ドイツの牛舎でわらを食べる子牛(AP=共同)

 ▽「動物福祉」向上は「グリーン化」の支柱

 以上、この10~20年の新たな流れを振り返ったが、折しも、菅政権は「グリーン社会」実現を国の基本政策として設定した。また、バイデン新政権も「グリーン化」にかじを切った。かかる展開を踏まえ、4点提言したい。

 第一に、脱炭素化などと並んで、「動物福祉」の強化を、わが国の「グリーン化」戦略の支柱と位置付けることを政府に求めたい。

 第二に、その手始めとして、養鶏、養豚などの飼育を大幅にアップグレード(高度化)する。ただ「グリーン化」を図ることはコスト増につながる。そうした制約から目をそらす訳にはゆかない。そこで、養鶏、養豚などの「グリーン化」は業界だけに負担を強いるのでなく、脱炭素化や脱プラスチック化の推進と同様、国策としてオールジャパンで進めるのが良い。

 第三に、政府には、豚や鶏の飼育環境の高度化、健全化を奨励し、業界に必要な補助金を供与することを、消費者には、(卵や肉の)価格アップを受け入れる覚悟(=「倫理的消費」に転換する覚悟)を、それぞれ求めたい。

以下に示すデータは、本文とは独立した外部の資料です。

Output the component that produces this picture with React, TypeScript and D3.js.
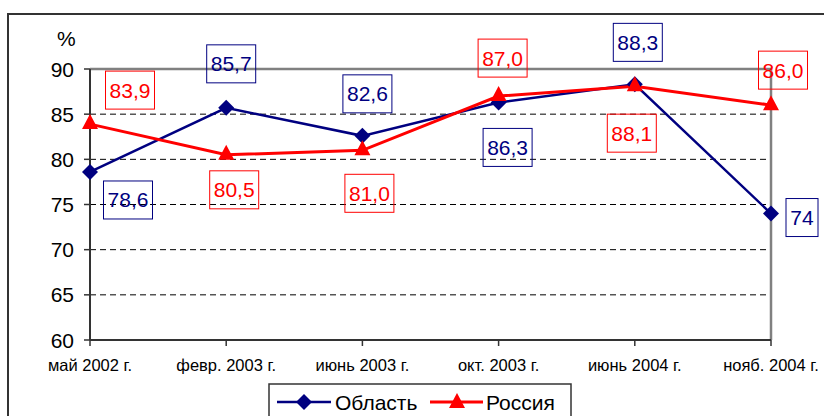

 欲を言えば(第四に)、政府自ら「動物福祉白書」を発表するほか、畜産動物や実験動物をカバーする総括的、体系的な動物福祉基本法が制定されることを求めたい。なお、2年前に締結した経済連携協定を通じ、日本とEUは動物福祉について対話協力を進めることになった。EUの体験を参照することは有益であろう。